= Source data =

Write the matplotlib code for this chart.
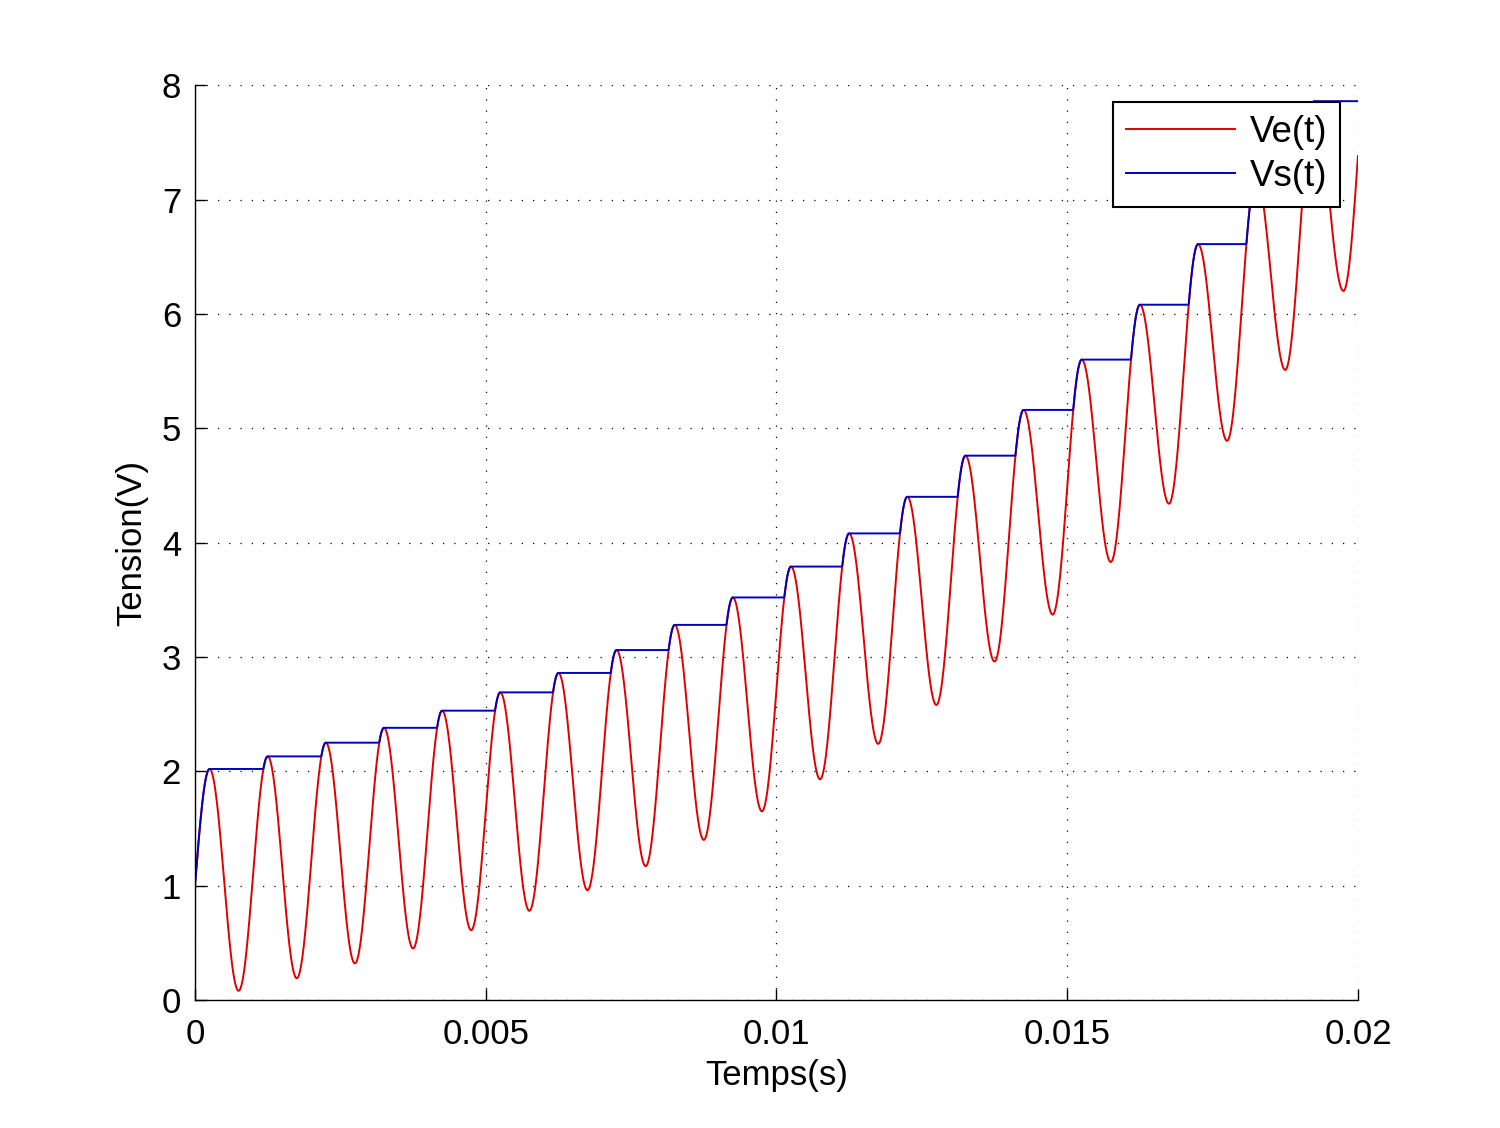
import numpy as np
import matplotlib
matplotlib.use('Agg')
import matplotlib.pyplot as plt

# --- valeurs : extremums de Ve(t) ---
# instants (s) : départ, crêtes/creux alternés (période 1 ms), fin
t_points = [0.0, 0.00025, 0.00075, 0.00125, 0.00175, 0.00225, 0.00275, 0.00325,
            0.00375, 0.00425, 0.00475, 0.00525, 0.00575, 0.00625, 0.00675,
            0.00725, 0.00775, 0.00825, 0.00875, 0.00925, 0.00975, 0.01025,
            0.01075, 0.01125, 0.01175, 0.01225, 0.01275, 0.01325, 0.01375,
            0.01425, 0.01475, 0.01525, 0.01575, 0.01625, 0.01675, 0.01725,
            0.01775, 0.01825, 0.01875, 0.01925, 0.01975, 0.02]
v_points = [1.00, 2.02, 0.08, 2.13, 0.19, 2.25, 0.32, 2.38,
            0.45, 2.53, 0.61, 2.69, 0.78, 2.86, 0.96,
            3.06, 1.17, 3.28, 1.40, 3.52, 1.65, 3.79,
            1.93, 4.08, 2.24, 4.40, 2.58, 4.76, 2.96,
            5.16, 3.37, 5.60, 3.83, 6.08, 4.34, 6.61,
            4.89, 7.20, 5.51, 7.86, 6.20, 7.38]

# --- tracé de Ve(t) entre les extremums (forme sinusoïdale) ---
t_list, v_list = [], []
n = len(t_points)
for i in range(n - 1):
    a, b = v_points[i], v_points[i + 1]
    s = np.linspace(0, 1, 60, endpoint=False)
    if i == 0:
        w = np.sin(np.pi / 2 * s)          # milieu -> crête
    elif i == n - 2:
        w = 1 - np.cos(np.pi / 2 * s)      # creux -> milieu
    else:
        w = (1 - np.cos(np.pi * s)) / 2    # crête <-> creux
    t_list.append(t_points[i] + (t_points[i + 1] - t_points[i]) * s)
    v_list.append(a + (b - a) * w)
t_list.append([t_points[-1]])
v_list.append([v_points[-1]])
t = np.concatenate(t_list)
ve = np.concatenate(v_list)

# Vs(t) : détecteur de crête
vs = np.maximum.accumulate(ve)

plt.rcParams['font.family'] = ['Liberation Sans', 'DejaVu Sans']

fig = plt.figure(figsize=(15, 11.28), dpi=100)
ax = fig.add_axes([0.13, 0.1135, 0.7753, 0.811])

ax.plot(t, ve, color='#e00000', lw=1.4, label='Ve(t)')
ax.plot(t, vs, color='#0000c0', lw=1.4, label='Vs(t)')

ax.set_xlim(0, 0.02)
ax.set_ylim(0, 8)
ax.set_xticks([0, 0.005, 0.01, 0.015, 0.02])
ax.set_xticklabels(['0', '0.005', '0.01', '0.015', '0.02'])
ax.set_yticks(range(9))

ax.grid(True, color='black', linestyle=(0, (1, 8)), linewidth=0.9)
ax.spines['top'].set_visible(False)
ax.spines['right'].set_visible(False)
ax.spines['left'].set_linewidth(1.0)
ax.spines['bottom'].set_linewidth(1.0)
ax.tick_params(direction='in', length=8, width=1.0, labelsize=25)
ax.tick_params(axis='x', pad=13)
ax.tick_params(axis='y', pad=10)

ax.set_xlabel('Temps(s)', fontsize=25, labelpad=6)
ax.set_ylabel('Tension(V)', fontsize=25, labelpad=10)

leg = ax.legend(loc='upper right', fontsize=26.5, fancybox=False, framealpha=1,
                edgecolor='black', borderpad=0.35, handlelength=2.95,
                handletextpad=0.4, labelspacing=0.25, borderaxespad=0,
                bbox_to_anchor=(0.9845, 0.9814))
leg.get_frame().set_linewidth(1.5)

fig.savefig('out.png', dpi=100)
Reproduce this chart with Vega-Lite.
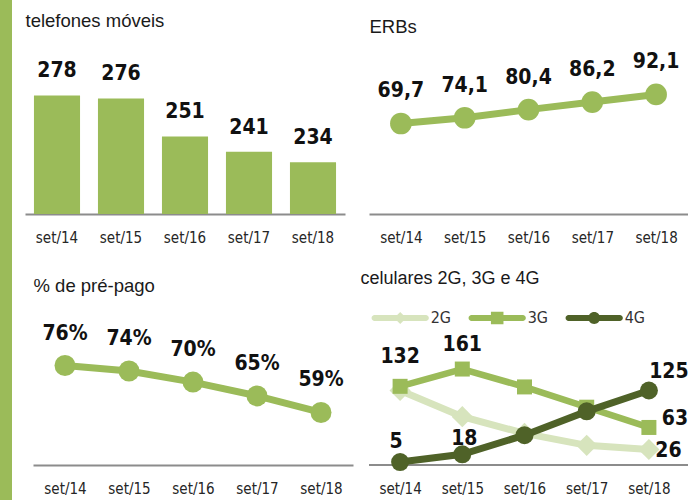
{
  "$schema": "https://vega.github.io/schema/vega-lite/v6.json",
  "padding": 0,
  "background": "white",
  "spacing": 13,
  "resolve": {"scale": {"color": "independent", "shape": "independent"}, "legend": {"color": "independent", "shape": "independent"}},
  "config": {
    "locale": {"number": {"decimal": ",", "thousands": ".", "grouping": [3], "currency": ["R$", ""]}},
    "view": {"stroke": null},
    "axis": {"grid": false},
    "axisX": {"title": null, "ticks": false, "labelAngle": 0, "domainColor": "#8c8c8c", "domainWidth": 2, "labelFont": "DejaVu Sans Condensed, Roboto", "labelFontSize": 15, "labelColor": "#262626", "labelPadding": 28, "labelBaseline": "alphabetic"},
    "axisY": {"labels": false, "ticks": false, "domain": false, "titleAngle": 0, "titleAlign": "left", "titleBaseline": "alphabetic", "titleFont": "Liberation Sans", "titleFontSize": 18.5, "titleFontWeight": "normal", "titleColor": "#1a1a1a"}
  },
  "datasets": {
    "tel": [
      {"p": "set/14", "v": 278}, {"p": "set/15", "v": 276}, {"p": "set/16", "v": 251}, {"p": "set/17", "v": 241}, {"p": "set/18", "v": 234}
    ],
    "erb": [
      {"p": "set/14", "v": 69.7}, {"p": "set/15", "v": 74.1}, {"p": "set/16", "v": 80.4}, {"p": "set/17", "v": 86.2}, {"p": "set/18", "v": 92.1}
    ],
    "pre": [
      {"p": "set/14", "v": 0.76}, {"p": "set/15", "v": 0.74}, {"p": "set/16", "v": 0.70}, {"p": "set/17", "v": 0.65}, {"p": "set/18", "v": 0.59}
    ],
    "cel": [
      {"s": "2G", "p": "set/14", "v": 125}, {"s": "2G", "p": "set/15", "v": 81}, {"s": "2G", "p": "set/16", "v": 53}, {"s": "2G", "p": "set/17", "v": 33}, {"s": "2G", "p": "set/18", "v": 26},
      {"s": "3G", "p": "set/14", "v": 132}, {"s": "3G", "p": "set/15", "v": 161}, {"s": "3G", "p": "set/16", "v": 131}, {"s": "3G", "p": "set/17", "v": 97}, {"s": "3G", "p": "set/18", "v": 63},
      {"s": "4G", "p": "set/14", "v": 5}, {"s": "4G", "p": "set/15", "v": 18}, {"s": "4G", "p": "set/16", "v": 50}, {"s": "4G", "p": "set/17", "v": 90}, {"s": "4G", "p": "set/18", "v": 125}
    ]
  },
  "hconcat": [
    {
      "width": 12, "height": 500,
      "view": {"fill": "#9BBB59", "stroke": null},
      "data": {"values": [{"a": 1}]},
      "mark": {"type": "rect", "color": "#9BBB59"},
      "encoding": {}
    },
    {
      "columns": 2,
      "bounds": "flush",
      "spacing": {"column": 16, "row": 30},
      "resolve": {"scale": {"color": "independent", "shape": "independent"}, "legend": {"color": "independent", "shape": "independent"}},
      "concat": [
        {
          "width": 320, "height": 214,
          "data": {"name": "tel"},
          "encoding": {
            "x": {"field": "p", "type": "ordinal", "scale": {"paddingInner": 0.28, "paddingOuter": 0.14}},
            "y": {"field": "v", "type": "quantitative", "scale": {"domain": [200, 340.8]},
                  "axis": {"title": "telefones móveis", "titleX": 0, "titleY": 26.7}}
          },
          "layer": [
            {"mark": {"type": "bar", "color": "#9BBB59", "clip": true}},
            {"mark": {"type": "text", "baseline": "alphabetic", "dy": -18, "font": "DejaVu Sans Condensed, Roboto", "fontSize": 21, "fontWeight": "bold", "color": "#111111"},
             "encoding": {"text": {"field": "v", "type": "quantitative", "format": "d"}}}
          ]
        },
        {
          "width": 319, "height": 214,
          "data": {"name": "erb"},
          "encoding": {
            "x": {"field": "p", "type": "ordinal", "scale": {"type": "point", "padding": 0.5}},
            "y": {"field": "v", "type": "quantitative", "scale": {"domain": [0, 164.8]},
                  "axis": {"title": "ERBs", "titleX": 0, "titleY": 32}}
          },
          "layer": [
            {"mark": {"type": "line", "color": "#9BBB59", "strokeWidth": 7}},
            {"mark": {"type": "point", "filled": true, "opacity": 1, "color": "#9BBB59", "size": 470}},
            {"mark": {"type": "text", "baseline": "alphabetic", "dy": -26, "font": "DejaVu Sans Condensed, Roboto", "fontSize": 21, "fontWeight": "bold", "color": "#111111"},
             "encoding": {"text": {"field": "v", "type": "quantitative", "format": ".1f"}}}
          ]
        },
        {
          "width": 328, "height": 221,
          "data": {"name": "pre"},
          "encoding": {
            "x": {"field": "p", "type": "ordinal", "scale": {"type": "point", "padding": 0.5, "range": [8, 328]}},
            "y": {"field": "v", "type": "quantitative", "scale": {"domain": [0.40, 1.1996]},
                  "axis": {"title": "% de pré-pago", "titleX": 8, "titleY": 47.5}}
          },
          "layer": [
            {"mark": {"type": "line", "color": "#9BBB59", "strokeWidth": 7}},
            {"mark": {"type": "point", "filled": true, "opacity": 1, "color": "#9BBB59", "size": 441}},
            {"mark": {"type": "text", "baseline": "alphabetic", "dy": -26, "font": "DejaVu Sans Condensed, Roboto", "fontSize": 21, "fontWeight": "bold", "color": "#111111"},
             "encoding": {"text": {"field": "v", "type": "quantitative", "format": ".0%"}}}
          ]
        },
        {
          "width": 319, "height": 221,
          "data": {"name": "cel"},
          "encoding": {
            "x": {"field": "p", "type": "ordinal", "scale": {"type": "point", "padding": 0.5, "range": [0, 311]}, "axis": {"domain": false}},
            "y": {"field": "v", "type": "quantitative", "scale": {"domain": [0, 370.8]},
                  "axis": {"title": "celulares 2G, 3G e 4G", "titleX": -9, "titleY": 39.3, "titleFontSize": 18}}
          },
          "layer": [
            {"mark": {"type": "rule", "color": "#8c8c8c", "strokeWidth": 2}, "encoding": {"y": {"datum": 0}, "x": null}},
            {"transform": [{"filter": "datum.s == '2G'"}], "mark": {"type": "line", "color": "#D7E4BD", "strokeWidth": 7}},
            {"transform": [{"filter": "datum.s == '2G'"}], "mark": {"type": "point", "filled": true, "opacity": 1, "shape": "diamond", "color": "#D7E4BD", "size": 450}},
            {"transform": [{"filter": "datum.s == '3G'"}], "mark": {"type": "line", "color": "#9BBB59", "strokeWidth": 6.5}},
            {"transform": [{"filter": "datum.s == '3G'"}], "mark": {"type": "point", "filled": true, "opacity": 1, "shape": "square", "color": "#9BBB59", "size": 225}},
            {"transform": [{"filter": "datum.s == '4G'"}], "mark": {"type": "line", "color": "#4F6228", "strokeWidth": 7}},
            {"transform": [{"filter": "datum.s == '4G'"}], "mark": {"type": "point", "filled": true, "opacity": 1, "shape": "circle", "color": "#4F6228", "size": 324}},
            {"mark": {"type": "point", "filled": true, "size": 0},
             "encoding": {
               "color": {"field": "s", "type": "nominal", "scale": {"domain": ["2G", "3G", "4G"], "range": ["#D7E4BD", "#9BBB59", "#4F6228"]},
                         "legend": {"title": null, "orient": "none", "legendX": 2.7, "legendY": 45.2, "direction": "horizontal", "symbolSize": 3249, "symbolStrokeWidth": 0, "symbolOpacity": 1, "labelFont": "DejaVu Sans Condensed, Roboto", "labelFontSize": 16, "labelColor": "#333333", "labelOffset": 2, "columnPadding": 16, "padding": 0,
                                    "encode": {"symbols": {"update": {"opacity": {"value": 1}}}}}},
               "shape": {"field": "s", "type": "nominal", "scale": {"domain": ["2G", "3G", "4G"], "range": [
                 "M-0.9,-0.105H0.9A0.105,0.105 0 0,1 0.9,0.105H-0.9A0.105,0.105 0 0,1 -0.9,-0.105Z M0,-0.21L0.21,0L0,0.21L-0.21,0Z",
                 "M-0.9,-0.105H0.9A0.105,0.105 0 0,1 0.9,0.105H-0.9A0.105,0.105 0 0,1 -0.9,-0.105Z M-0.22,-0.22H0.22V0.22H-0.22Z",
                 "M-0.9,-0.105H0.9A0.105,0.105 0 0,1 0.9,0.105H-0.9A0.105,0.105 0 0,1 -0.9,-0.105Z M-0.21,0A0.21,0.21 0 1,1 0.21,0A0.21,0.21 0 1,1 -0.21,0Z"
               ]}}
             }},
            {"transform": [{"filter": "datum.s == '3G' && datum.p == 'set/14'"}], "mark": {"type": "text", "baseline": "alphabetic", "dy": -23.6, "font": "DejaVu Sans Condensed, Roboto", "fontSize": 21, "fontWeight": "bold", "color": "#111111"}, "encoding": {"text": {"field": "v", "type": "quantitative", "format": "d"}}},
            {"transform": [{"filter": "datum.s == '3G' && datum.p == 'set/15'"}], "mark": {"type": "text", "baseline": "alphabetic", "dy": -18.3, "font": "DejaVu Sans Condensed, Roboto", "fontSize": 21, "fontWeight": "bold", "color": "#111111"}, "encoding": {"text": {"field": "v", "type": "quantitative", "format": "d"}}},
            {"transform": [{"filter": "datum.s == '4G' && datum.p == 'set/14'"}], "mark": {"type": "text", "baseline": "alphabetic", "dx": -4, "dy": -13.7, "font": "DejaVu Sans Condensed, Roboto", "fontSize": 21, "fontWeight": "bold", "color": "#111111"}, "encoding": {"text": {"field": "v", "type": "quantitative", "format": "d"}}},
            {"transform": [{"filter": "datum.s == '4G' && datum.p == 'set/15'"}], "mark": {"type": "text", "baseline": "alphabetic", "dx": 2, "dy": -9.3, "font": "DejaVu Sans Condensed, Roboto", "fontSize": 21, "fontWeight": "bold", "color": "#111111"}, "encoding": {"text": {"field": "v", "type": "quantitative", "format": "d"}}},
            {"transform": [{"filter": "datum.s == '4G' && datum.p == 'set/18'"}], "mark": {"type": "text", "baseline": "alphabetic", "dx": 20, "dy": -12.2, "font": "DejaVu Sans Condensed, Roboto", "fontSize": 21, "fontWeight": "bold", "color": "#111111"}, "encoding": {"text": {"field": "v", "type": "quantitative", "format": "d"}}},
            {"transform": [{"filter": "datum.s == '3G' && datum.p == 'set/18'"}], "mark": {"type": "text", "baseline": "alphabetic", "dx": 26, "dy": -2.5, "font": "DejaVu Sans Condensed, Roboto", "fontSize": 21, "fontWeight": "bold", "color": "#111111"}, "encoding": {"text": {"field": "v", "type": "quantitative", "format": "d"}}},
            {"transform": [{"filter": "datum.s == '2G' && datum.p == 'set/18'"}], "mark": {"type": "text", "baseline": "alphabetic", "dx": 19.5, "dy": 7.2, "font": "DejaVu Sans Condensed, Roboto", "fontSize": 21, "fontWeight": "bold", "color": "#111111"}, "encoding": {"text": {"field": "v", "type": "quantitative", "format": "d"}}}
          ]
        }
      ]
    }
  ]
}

= TASK DESCRIPTION =
Pictures stay out. Repeat only the lines from the beginning of the data through the line that has "4.89, 7.20, 5.51, 7.86, 6.20, 7.38]".

= SOLUTION TO THIS EXERCISE =
Write the matplotlib code for this chart.
import numpy as np
import matplotlib
matplotlib.use('Agg')
import matplotlib.pyplot as plt

# --- valeurs : extremums de Ve(t) ---
# instants (s) : départ, crêtes/creux alternés (période 1 ms), fin
t_points = [0.0, 0.00025, 0.00075, 0.00125, 0.00175, 0.00225, 0.00275, 0.00325,
            0.00375, 0.00425, 0.00475, 0.00525, 0.00575, 0.00625, 0.00675,
            0.00725, 0.00775, 0.00825, 0.00875, 0.00925, 0.00975, 0.01025,
            0.01075, 0.01125, 0.01175, 0.01225, 0.01275, 0.01325, 0.01375,
            0.01425, 0.01475, 0.01525, 0.01575, 0.01625, 0.01675, 0.01725,
            0.01775, 0.01825, 0.01875, 0.01925, 0.01975, 0.02]
v_points = [1.00, 2.02, 0.08, 2.13, 0.19, 2.25, 0.32, 2.38,
            0.45, 2.53, 0.61, 2.69, 0.78, 2.86, 0.96,
            3.06, 1.17, 3.28, 1.40, 3.52, 1.65, 3.79,
            1.93, 4.08, 2.24, 4.40, 2.58, 4.76, 2.96,
            5.16, 3.37, 5.60, 3.83, 6.08, 4.34, 6.61,
            4.89, 7.20, 5.51, 7.86, 6.20, 7.38]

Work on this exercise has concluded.